### Required task
All the data must come back unchanged, except that pictures are left out.

### Working data
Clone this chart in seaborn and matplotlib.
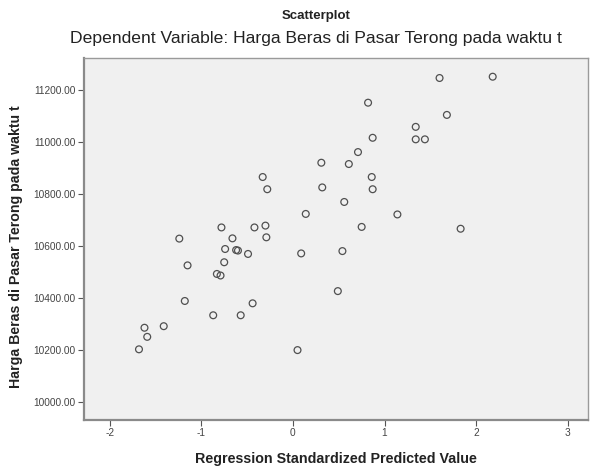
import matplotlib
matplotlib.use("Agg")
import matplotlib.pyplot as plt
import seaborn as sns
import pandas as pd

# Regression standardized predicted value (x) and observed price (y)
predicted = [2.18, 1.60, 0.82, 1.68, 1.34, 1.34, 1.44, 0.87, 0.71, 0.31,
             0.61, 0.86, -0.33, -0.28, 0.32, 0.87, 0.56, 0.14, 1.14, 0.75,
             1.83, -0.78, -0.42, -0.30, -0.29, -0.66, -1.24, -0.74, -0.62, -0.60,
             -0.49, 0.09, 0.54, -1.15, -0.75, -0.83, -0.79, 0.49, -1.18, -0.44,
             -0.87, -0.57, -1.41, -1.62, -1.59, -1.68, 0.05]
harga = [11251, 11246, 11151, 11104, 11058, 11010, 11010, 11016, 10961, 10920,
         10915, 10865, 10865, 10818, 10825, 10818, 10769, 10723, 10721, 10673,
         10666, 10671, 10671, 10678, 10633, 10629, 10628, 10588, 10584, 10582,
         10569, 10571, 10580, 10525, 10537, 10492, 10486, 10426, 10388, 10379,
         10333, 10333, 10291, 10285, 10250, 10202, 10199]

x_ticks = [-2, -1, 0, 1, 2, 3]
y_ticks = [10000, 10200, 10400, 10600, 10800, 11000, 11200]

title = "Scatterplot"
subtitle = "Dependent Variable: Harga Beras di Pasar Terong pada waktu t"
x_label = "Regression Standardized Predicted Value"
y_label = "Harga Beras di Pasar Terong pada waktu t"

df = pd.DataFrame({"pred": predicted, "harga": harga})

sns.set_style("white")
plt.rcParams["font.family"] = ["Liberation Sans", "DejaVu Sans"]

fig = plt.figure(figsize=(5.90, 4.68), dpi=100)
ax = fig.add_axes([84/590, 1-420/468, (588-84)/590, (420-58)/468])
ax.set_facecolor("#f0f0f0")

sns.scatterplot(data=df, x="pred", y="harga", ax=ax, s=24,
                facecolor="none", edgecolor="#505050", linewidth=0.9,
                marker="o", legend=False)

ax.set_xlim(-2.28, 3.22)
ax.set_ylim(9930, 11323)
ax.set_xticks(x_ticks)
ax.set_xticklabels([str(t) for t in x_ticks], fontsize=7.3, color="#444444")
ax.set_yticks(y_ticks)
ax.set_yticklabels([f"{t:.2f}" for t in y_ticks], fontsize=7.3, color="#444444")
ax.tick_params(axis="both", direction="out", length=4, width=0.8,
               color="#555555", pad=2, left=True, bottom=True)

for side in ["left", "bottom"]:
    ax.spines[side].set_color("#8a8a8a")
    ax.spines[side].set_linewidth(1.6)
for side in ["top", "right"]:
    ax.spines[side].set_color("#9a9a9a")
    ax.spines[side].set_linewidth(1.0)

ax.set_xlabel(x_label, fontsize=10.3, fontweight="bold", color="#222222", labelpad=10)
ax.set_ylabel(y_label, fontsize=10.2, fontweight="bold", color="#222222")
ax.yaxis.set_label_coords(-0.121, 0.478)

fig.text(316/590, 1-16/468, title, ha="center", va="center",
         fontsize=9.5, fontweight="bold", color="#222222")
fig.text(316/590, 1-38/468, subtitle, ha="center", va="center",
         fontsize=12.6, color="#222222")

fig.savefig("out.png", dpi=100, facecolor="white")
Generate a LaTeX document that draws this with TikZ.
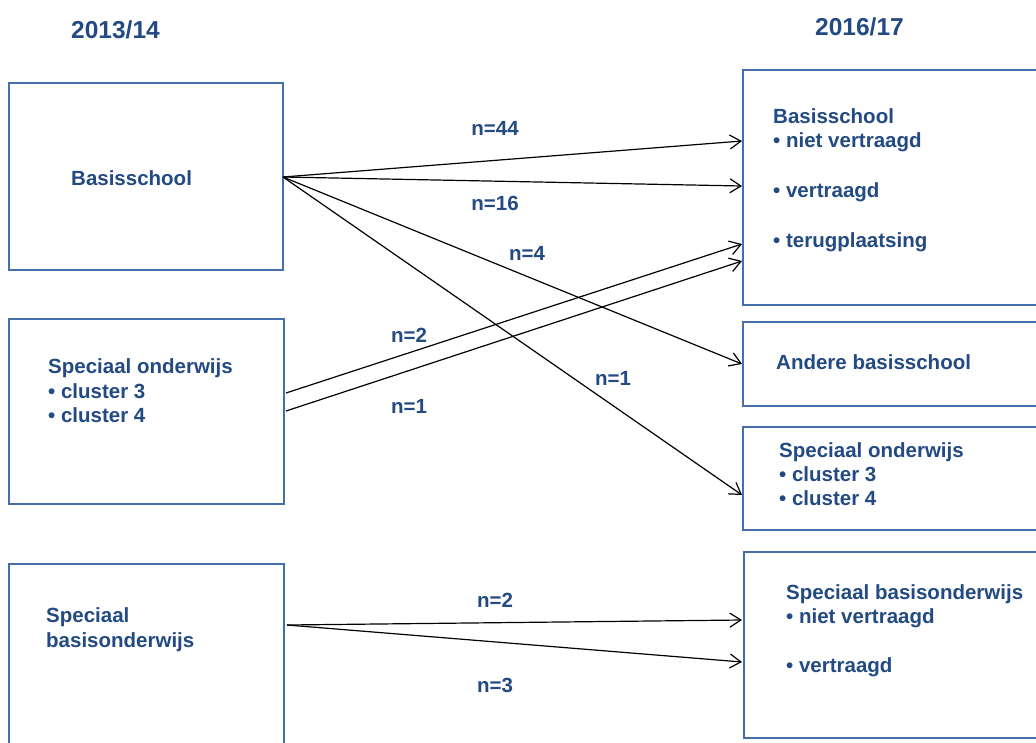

### Written solution
Clone this chart in seaborn and matplotlib.
import matplotlib
matplotlib.use("Agg")
import matplotlib.pyplot as plt
import seaborn as sns
import pandas as pd

# Regression standardized predicted value (x) and observed price (y)
predicted = [2.18, 1.60, 0.82, 1.68, 1.34, 1.34, 1.44, 0.87, 0.71, 0.31,
             0.61, 0.86, -0.33, -0.28, 0.32, 0.87, 0.56, 0.14, 1.14, 0.75,
             1.83, -0.78, -0.42, -0.30, -0.29, -0.66, -1.24, -0.74, -0.62, -0.60,
             -0.49, 0.09, 0.54, -1.15, -0.75, -0.83, -0.79, 0.49, -1.18, -0.44,
             -0.87, -0.57, -1.41, -1.62, -1.59, -1.68, 0.05]
harga = [11251, 11246, 11151, 11104, 11058, 11010, 11010, 11016, 10961, 10920,
         10915, 10865, 10865, 10818, 10825, 10818, 10769, 10723, 10721, 10673,
         10666, 10671, 10671, 10678, 10633, 10629, 10628, 10588, 10584, 10582,
         10569, 10571, 10580, 10525, 10537, 10492, 10486, 10426, 10388, 10379,
         10333, 10333, 10291, 10285, 10250, 10202, 10199]

x_ticks = [-2, -1, 0, 1, 2, 3]
y_ticks = [10000, 10200, 10400, 10600, 10800, 11000, 11200]

title = "Scatterplot"
subtitle = "Dependent Variable: Harga Beras di Pasar Terong pada waktu t"
x_label = "Regression Standardized Predicted Value"
y_label = "Harga Beras di Pasar Terong pada waktu t"

df = pd.DataFrame({"pred": predicted, "harga": harga})

sns.set_style("white")
plt.rcParams["font.family"] = ["Liberation Sans", "DejaVu Sans"]

fig = plt.figure(figsize=(5.90, 4.68), dpi=100)
ax = fig.add_axes([84/590, 1-420/468, (588-84)/590, (420-58)/468])
ax.set_facecolor("#f0f0f0")

sns.scatterplot(data=df, x="pred", y="harga", ax=ax, s=24,
                facecolor="none", edgecolor="#505050", linewidth=0.9,
                marker="o", legend=False)

ax.set_xlim(-2.28, 3.22)
ax.set_ylim(9930, 11323)
ax.set_xticks(x_ticks)
ax.set_xticklabels([str(t) for t in x_ticks], fontsize=7.3, color="#444444")
ax.set_yticks(y_ticks)
ax.set_yticklabels([f"{t:.2f}" for t in y_ticks], fontsize=7.3, color="#444444")
ax.tick_params(axis="both", direction="out", length=4, width=0.8,
               color="#555555", pad=2, left=True, bottom=True)

for side in ["left", "bottom"]:
    ax.spines[side].set_color("#8a8a8a")
    ax.spines[side].set_linewidth(1.6)
for side in ["top", "right"]:
    ax.spines[side].set_color("#9a9a9a")
    ax.spines[side].set_linewidth(1.0)

ax.set_xlabel(x_label, fontsize=10.3, fontweight="bold", color="#222222", labelpad=10)
ax.set_ylabel(y_label, fontsize=10.2, fontweight="bold", color="#222222")
ax.yaxis.set_label_coords(-0.121, 0.478)

fig.text(316/590, 1-16/468, title, ha="center", va="center",
         fontsize=9.5, fontweight="bold", color="#222222")
fig.text(316/590, 1-38/468, subtitle, ha="center", va="center",
         fontsize=12.6, color="#222222")

fig.savefig("out.png", dpi=100, facecolor="white")
Generate a LaTeX document that draws this with TikZ.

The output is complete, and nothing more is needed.